Viazynka: azure and gold of the day

 

Do you remember last spring, friends? That time of anxiety growing day by day, terrible news, closed borders, the world that virtually stopped? If you do, you will certainly understand me. After a few hard weeks, I needed a mental reload, a chance to mellow out, bring thoughts in order and feel that harmony and peace are still possible. I needed a very special place – and I found it.

Actually, it was not a great discovery – many people here in Belarus know about this magic place of power just 40 kilometers north-westwards from Minsk.

 

 

They come here for different reasons. Families and companies of few people enjoy meditative rest with a picnic out in the country, lonely artists and photographers wander about searching for picturesque views – and always find them, be it bright and sunny spring morning, sultry summer midday, viscous like honey, or monochrome misty afternoon of late autumn. Noisy crowds of schoolchildren and groups of curious tourists come here for an excursion: probably, every pupil in Belarus knows that Viazynka is the very place where our great national poet Yanka Kupala was born in 1882.

 

The well-restored small house once rented by the future poet’s parents is still there serving as a museum nowadays. And still, the wooden building looks rather as an organic part of the landscape. Nature plays the main part here. It glorifies life with azure of heaven reflected in the river and impressionistic dots of forget-me-nots. It generously paints lush shining grass with free strokes of wide hard brushes. It sculpts sophisticated figures out of trees bending over the mirror of river. It reminds us of remote ages inviting us to touch trunks of centuries-old oak trees or huge hoary boulders.

 

 

The surrounding sounds in splashing water, trembling trills of birds and whisper of wind. And, observing and hearing it, you catch yourself thinking that once, more than a century ago, a cry of a newborn baby, like a thin golden thread, twined into this powerful choir of nature. And that pristine sound of life grew into one of the most powerful voices in the history of my country.

 

I'm bound to earth and sky by a thread wondrous strong,

Eternal gossamer that none can break or sever,

The earth caresses me, like her true son ever,

The bright sun holds my soul in its caresses long.

 

Even in my cradle I learned to know from song

Of all things close to me, of my home's narrow tether:

That I am but a millionth part from my field severed,

That the stars strike the sparks that bright in my heart throng.

 

These are the lines by Yanka Kupala who was just one year old when his family left Viazynka and never came back. But still, numerous people agree with the same idea: it is the very place where an outstanding poet should be born. They believe in the magic of this captivating place that gave him a sparkle of rare and precious talent: to feel united with everything in the world – the earth and the heaven, millions of people and separate persons.

 

Not by chance, Yanka Kupala, born on the very time of summer solstice, took his pseudonym from the ancient pre-Christian festivity marking this moment of the year. This is the time when people celebrate together feeling a part of eternal cosmic turnover, taking a charge of energy from the land and the sky, believing that the impossible can happen if one believes in it. They sing and feel the magic power of their songs.

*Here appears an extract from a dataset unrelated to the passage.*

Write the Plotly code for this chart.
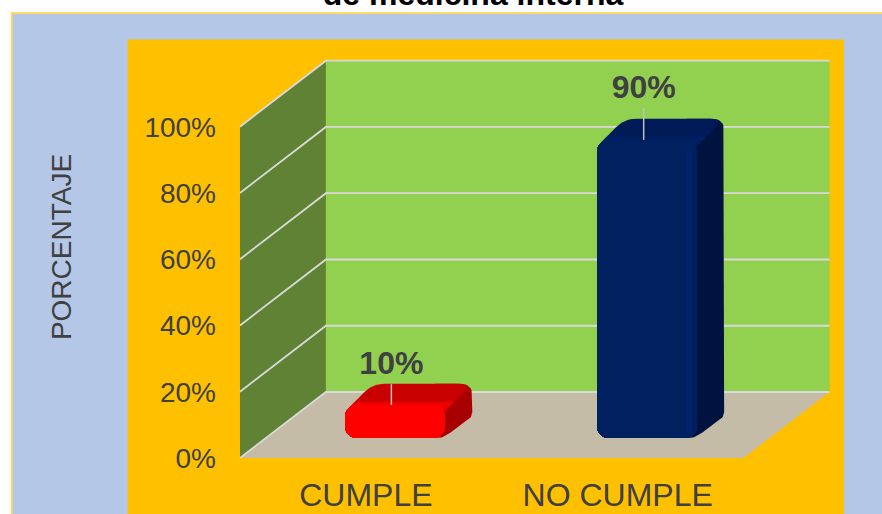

It seems that the voice that once sounded in Viazynka will be certainly heard. And not by chance, year by year, people come here to mark special moments of the year that have been celebrated in Belarus from time immemorial: the day of winter and summer solstices, calling for spring, autumn harvest festivals… They leave behind their dynamic urban routine and come here, tune their voices to the mode of eternal natural harmonies and start singing – glorifying life-giving power of land, thanking the revered ancestors and asking them for blessing, asking the sun and cosmic forces for support to everything good and fair. They hope to be heard just like Yanka Kupala did writing this sonnet:

 

I take my flute, so long in slumber lying,

And try once more to make its voices heard;

Will they suffice, those shining thoughts and words,

Will its benevolent song soar, smoothly flying?

 

And I begin to play, with some fear lying

On me, though the song as of old is stirred

Chimes like breeze through the heather, and like bird

Its trills with the sweet nightingale are vying.

 

And still I wonder, how my song will seem, though,

To kinsmen-neighbours? Will they bless it, say?

Or in the bog to drown cast it away?

 

Yet, as my path I wander, sadly dreaming,

I shall play loud 'midst nightmare's secret looming,

For native land, my mother, I shall play.

 

And now I know: in the moments of anxiety, desperation and doubts, you can come to Viazynka. Talk to yourself or speak aloud – and you’ll feel you’re not alone anymore.